How to Get Enough Sleep?

The treatment to sleep deprivation boils down to meeting one’s biologic sleep need, pay back the accumulated sleep debt, and prevent being sleep deprived once again. Below are some tips that you can try at home:

  • Follow a sleeping and waking-up time, and be consistent with your schedule every day.
  • Go to bed when you are tired
  • Avoid eating 2 to 3 hours before bedtime
  • If unable to fall asleep after 20 minutes of lying in bed, try to transfer to another room and read a book. Once you feel sleepy, go back to your bed and try to sleep again.
  • Have regular exercise during the day.
  • Have a room conducive for rest and sleep by keeping it clean, quiet, dark, and with a comfortable temperature.
  • Switch off your phone and other electronic devices.



Treatments for Sleep Deprivation

If you still find it hard to fall asleep despite doing your best, you might need to go beyond the basic home management for sleep deprivation. You can try some behavioral and cognitive treatments such as relaxation techniques, stimulation control, and cognitive behavioral therapy (CBT).
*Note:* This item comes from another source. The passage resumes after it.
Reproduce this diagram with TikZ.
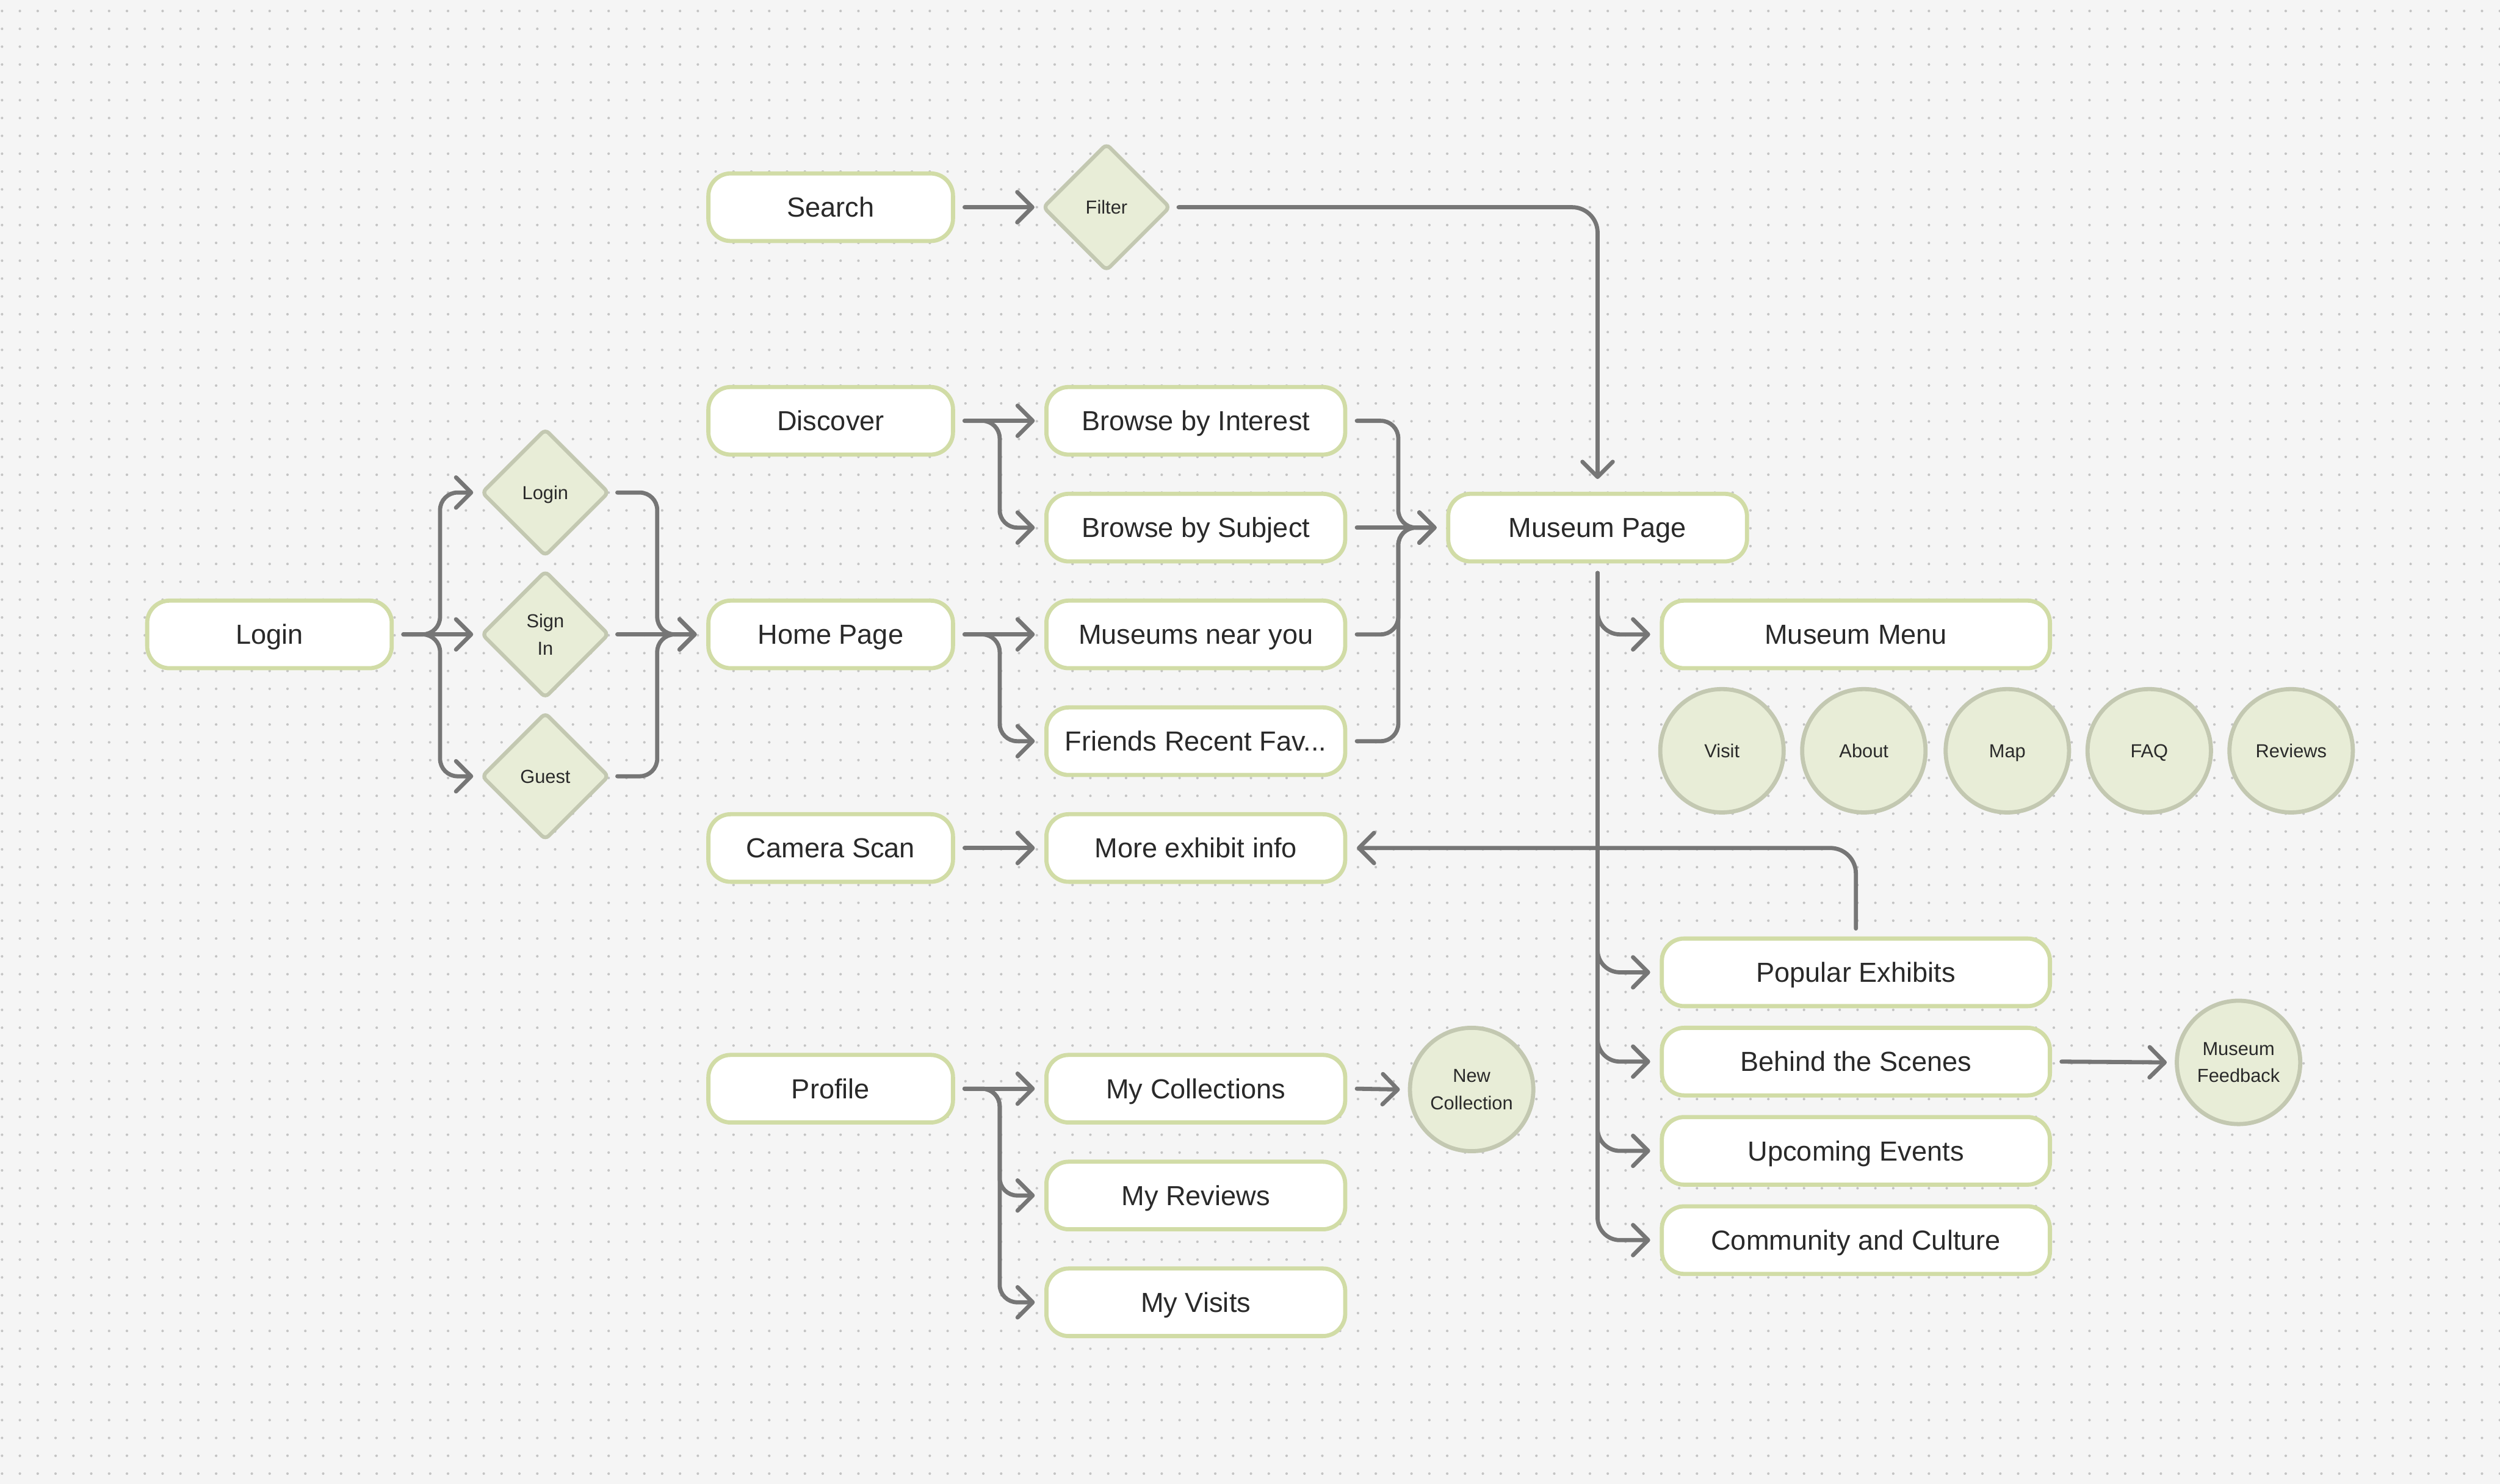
\documentclass[tikz,border=0pt]{standalone}
\usepackage{fontspec}
\setmainfont{Liberation Sans}
\usetikzlibrary{arrows.meta,shapes.geometric}
\definecolor{bgc}{HTML}{F5F5F5}
\definecolor{dotc}{HTML}{C4C4C4}
\definecolor{boxline}{HTML}{D1DCA6}
\definecolor{diafill}{HTML}{E8EDD7}
\definecolor{diaedge}{HTML}{C3C8B1}
\definecolor{linec}{HTML}{767676}
\definecolor{txt}{HTML}{2A2A2A}
\newcommand{\nodefontbig}{\fontsize{17.3}{20}\selectfont}
\newcommand{\nodefontsmall}{\fontsize{11.8}{17}\selectfont}
\begin{document}
\begin{tikzpicture}[x=1pt,y=-1pt,
  box/.style={draw=boxline, line width=2.6pt, fill=white, rounded corners=14pt,
    minimum width=153.4pt, minimum height=42.4pt, inner sep=0pt, font=\nodefontbig, text=txt,
    text height=12.4pt, text depth=0pt},
  wbox/.style={box, minimum width=187.4pt},
  xbox/.style={box, minimum width=243.4pt},
  dia/.style={diamond, draw=diaedge, fill=diafill, line width=2.4pt, minimum width=80pt,
    minimum height=80pt, inner sep=0pt, rounded corners=3pt, font=\nodefontsmall, text=txt, align=center},
  circ/.style={circle, draw=diaedge, fill=diafill, line width=2.6pt, minimum size=77.4pt,
    inner sep=0pt, font=\nodefontsmall, text=txt, align=center},
  oneline/.style={text height=8.5pt, text depth=0pt},
  conn/.style={draw=linec, line width=2.6pt, line cap=round, line join=round,
    -{Straight Barb[length=9.5pt,width=19pt,round]}, rounded corners=11pt},
  bigr/.style={rounded corners=16pt}
]
\fill[bgc] (0,0) rectangle (1568,931);
\useasboundingbox (0,0) rectangle (1568,931);
\foreach \r in {0,...,82} {
  \draw[dotc, line width=1.6pt, line cap=round, dash pattern=on 0pt off 11.19pt]
    (1.28,{6.9+11.19*\r}) -- (1568,{6.9+11.19*\r});
}

% nodes
\node[box] (login) at (169,398) {Login};
\node[dia,oneline] (dl) at (342,309) {Login};
\node[dia] (ds) at (342,398) {Sign\\In};
\node[dia,oneline] (dg) at (342,487) {Guest};
\node[box] (search) at (521,130) {Search};
\node[dia,oneline] (filter) at (694,130) {Filter};
\node[box] (discover) at (521,264) {Discover};
\node[box] (home) at (521,398) {Home Page};
\node[box] (camera) at (521,532) {Camera Scan};
\node[box] (profile) at (521,683) {Profile};
\node[wbox] (bbi) at (750,264) {Browse by Interest};
\node[wbox] (bbs) at (750,331) {Browse by Subject};
\node[wbox] (mny) at (750,398) {Museums near you};
\node[wbox] (frf) at (750,465) {Friends Recent Fav...};
\node[wbox] (mei) at (750,532) {More exhibit info};
\node[wbox] (myc) at (750,683) {My Collections};
\node[wbox] (myr) at (750,750) {My Reviews};
\node[wbox] (myv) at (750,817) {My Visits};
\node[circ] (newc) at (923,683.5) {New\\Collection};
\node[wbox] (mp) at (1002,331) {Museum Page};
\node[xbox] (mm) at (1164,398) {Museum Menu};
\node[circ,oneline] (visit) at (1080,471) {Visit};
\node[circ,oneline] (about) at (1169,471) {About};
\node[circ,oneline] (map) at (1259,471) {Map};
\node[circ,oneline] (faq) at (1348,471) {FAQ};
\node[circ,oneline] (reviews) at (1437,471) {Reviews};
\node[xbox] (pe) at (1164,610) {Popular Exhibits};
\node[xbox] (bts) at (1164,666) {Behind the Scenes};
\node[xbox] (ue) at (1164,722) {Upcoming Events};
\node[xbox] (cc) at (1164,778) {Community and Culture};
\node[circ] (mf) at (1404,666.5) {Museum\\Feedback};

% connectors: login to choices
\draw[conn] ([xshift=6pt]login.east) -- ++(23,0) |- ([xshift=-4pt]dl.west);
\draw[conn] ([xshift=6pt]login.east) -- ([xshift=-4pt]ds.west);
\draw[conn] ([xshift=6pt]login.east) -- ++(23,0) |- ([xshift=-4pt]dg.west);
% choices to home
\draw[conn] ([xshift=4pt]dl.east) -- ++(25,0) |- ([xshift=-6pt]home.west);
\draw[conn] ([xshift=4pt]ds.east) -- ([xshift=-6pt]home.west);
\draw[conn] ([xshift=4pt]dg.east) -- ++(25,0) |- ([xshift=-6pt]home.west);
% search / filter
\draw[conn] ([xshift=6pt]search.east) -- ([xshift=-4pt]filter.west);
\draw[conn,bigr] ([xshift=4pt]filter.east) -| ([yshift=8pt]mp.north);
% discover
\draw[conn] ([xshift=6pt]discover.east) -- ([xshift=-6pt]bbi.west);
\draw[conn] ([xshift=6pt]discover.east) -- ++(22,0) |- ([xshift=-6pt]bbs.west);
% home
\draw[conn] ([xshift=6pt]home.east) -- ([xshift=-6pt]mny.west);
\draw[conn] ([xshift=6pt]home.east) -- ++(22,0) |- ([xshift=-6pt]frf.west);
% camera
\draw[conn] ([xshift=6pt]camera.east) -- ([xshift=-6pt]mei.west);
% profile
\draw[conn] ([xshift=6pt]profile.east) -- ([xshift=-6pt]myc.west);
\draw[conn] ([xshift=6pt]profile.east) -- ++(22,0) |- ([xshift=-6pt]myr.west);
\draw[conn] ([xshift=6pt]profile.east) -- ++(22,0) |- ([xshift=-6pt]myv.west);
\draw[conn] ([xshift=6pt]myc.east) -- ([xshift=-5pt]newc.west);
% to museum page
\draw[conn] ([xshift=6pt]bbi.east) -- ++(26,0) |- ([xshift=-6pt]mp.west);
\draw[conn] ([xshift=6pt]bbs.east) -- ([xshift=-6pt]mp.west);
\draw[conn] ([xshift=6pt]mny.east) -- ++(26,0) |- ([xshift=-6pt]mp.west);
\draw[conn] ([xshift=6pt]frf.east) -- ++(26,0) |- ([xshift=-6pt]mp.west);
% museum page branches
\draw[conn,rounded corners=14pt] ([yshift=-6pt]mp.south) |- ([xshift=-6pt]mm.west);
\draw[conn,rounded corners=14pt] ([yshift=-6pt]mp.south) |- ([xshift=-6pt]pe.west);
\draw[conn,rounded corners=14pt] ([yshift=-6pt]mp.south) |- ([xshift=-6pt]bts.west);
\draw[conn,rounded corners=14pt] ([yshift=-6pt]mp.south) |- ([xshift=-6pt]ue.west);
\draw[conn,rounded corners=14pt] ([yshift=-6pt]mp.south) |- ([xshift=-6pt]cc.west);
% popular exhibits back to more exhibit info
\draw[conn,bigr] ([yshift=5pt]pe.north) |- ([xshift=6pt]mei.east);
% behind the scenes to feedback
\draw[conn] ([xshift=6pt]bts.east) -- ([xshift=-5pt]mf.west);
\end{tikzpicture}
\end{document}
Taking drugs to help induce sleep may be your saving grace if non-medical treatments are not effective with you. There are several options to consider; some are available over-the-counter (OTC), while some are only available with a prescription.

Benzodiazepines, non-benzodiazepine hypnotics, melatonin receptor antagonists, and antihistamines are just some of the available options. However, you should be aware that some people can develop a dependency on sleeping medications. As much as possible, try to limit the dosage or better yet, try using non-medical measures to promote sleep and relaxation.